YOUR GOAL: Copy each line below in which the string "that" occurs.

GIVEN RECORDS:
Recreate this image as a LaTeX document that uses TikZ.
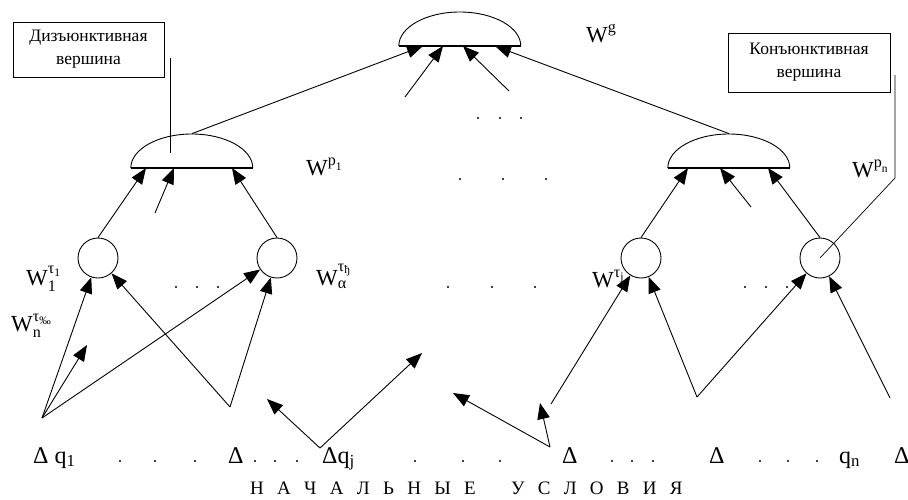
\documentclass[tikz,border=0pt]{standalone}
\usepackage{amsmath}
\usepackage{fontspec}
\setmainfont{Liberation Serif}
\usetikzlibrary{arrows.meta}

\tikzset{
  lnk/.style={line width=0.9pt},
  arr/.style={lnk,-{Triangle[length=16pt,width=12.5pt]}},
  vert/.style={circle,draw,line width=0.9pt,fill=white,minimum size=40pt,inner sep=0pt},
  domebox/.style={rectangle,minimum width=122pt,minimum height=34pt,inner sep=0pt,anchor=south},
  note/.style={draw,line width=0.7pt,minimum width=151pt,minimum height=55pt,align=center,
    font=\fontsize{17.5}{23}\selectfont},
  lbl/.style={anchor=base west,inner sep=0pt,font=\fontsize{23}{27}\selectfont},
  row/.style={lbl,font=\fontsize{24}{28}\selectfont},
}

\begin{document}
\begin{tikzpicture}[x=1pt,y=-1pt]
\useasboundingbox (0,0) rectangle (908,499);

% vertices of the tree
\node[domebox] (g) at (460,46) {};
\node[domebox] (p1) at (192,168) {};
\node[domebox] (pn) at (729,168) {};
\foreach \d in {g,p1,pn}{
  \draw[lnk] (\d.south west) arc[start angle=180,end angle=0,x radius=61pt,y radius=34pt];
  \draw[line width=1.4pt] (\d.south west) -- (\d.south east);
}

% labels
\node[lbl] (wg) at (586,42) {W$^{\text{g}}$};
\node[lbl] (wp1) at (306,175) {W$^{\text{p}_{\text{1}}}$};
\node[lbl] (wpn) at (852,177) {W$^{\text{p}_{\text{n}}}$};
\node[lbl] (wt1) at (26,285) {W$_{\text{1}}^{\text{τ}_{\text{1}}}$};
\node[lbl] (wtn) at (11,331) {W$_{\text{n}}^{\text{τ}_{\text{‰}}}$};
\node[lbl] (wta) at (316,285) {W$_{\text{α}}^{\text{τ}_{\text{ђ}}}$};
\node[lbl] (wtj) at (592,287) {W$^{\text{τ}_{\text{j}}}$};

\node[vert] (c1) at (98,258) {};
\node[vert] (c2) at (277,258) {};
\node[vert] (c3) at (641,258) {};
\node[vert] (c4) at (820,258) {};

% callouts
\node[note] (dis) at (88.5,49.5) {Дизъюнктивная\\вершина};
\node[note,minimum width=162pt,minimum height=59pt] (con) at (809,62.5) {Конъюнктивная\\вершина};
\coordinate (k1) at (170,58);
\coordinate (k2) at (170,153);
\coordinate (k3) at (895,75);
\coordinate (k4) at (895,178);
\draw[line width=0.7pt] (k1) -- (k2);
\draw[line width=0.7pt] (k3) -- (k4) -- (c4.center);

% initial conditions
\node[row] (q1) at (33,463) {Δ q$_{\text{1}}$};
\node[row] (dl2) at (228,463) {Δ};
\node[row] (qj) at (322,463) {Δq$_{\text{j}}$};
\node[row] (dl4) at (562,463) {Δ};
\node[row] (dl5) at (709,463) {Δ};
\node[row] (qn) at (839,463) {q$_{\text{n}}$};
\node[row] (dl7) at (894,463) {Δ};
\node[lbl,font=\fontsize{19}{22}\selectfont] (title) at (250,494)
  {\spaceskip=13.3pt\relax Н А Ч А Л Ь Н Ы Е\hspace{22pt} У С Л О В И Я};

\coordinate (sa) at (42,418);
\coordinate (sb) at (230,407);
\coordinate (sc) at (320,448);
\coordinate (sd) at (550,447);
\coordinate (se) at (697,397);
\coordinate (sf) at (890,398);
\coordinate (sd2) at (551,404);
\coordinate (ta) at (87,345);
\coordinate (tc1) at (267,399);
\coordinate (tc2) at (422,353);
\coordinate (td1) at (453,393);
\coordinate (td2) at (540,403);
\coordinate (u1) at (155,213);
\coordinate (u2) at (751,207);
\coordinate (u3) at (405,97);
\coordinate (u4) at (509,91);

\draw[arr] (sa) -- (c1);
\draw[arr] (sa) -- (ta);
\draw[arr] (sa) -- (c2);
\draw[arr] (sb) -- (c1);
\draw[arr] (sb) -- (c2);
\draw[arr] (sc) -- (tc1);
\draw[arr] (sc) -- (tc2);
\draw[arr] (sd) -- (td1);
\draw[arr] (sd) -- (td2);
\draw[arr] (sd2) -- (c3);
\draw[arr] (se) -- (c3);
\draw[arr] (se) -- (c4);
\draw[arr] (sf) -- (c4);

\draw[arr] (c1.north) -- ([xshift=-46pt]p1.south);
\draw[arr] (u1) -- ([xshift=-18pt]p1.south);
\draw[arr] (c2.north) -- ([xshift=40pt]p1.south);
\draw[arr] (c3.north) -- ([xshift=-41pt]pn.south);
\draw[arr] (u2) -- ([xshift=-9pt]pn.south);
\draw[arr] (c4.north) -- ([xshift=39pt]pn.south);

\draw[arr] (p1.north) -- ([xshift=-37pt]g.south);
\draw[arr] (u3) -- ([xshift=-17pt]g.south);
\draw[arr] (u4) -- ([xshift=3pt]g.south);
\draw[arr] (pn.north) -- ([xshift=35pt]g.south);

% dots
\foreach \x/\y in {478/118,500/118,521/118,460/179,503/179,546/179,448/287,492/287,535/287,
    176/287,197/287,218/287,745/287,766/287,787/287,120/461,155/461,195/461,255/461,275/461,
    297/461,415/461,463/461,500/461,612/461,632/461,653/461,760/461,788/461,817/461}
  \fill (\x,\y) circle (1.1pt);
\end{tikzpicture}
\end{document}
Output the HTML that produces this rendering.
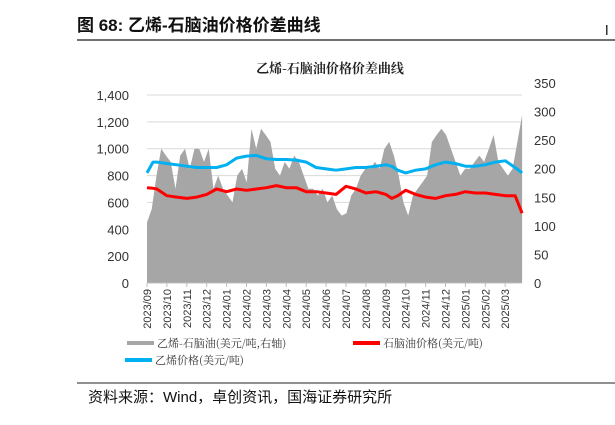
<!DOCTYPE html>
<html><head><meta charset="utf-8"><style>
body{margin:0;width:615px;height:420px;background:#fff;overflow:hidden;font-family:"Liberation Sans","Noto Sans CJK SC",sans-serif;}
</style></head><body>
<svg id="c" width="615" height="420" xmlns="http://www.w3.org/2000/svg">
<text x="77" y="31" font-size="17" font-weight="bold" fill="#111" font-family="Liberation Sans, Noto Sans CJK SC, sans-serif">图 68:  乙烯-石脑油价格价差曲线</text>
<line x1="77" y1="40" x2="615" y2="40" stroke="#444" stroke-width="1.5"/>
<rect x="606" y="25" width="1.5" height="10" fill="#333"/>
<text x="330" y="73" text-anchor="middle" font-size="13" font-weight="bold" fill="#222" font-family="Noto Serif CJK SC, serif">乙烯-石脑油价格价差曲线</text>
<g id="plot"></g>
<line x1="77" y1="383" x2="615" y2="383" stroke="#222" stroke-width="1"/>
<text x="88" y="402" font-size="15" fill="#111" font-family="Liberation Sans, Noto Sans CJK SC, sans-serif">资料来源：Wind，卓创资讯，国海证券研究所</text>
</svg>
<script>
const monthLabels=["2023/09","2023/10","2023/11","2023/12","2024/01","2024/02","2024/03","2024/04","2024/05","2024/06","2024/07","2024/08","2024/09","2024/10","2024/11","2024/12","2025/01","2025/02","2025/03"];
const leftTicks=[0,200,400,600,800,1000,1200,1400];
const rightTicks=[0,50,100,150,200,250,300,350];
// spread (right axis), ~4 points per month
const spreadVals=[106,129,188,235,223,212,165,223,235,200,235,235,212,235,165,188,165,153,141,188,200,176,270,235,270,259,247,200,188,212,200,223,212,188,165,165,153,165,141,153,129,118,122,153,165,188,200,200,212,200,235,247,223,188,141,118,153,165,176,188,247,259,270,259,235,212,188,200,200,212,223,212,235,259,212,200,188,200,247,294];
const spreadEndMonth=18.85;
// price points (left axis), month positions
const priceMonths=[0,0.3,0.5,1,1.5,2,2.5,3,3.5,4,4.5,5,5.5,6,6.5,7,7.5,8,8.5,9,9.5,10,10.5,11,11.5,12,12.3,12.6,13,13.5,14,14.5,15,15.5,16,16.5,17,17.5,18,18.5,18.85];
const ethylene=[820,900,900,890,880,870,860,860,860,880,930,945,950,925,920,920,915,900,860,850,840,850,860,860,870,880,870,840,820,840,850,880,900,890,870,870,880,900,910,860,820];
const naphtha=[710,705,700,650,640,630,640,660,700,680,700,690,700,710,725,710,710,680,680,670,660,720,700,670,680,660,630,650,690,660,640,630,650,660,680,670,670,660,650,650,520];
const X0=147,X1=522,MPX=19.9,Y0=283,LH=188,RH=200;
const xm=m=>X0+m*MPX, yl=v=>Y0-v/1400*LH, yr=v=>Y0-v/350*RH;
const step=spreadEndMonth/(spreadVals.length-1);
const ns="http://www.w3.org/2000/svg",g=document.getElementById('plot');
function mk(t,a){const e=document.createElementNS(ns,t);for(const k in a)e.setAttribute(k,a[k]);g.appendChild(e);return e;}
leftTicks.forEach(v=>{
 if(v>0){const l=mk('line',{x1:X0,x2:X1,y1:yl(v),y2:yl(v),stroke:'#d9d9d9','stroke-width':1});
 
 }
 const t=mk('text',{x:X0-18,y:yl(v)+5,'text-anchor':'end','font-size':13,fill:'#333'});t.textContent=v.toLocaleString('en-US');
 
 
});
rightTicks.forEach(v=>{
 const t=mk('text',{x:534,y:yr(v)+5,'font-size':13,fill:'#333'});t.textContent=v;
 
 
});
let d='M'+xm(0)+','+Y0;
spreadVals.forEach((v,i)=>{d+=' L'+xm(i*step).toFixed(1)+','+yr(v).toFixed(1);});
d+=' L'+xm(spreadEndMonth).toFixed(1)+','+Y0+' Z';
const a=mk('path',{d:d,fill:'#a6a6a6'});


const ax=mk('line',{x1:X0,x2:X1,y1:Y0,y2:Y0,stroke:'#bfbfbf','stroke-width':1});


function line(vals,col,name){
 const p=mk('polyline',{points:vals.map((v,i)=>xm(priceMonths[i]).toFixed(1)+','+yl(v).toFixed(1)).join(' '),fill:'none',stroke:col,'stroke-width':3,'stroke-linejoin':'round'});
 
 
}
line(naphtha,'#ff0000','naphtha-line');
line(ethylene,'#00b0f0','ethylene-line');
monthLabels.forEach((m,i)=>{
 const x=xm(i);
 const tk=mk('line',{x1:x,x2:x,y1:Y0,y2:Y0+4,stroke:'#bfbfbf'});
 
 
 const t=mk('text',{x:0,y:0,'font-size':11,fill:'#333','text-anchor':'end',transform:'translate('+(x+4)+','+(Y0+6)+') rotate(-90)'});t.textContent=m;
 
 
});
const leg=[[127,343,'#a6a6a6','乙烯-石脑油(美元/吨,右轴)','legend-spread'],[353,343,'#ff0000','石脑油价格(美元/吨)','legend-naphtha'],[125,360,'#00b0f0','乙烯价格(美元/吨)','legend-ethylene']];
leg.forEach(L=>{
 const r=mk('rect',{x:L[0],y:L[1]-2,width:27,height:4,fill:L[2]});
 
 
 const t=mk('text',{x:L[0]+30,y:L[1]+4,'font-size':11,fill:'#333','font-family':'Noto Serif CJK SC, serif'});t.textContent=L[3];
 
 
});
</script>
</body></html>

EXERCISE RESPONSE:
Recreate this image as a LaTeX document that uses TikZ.
Output the HTML that produces this rendering.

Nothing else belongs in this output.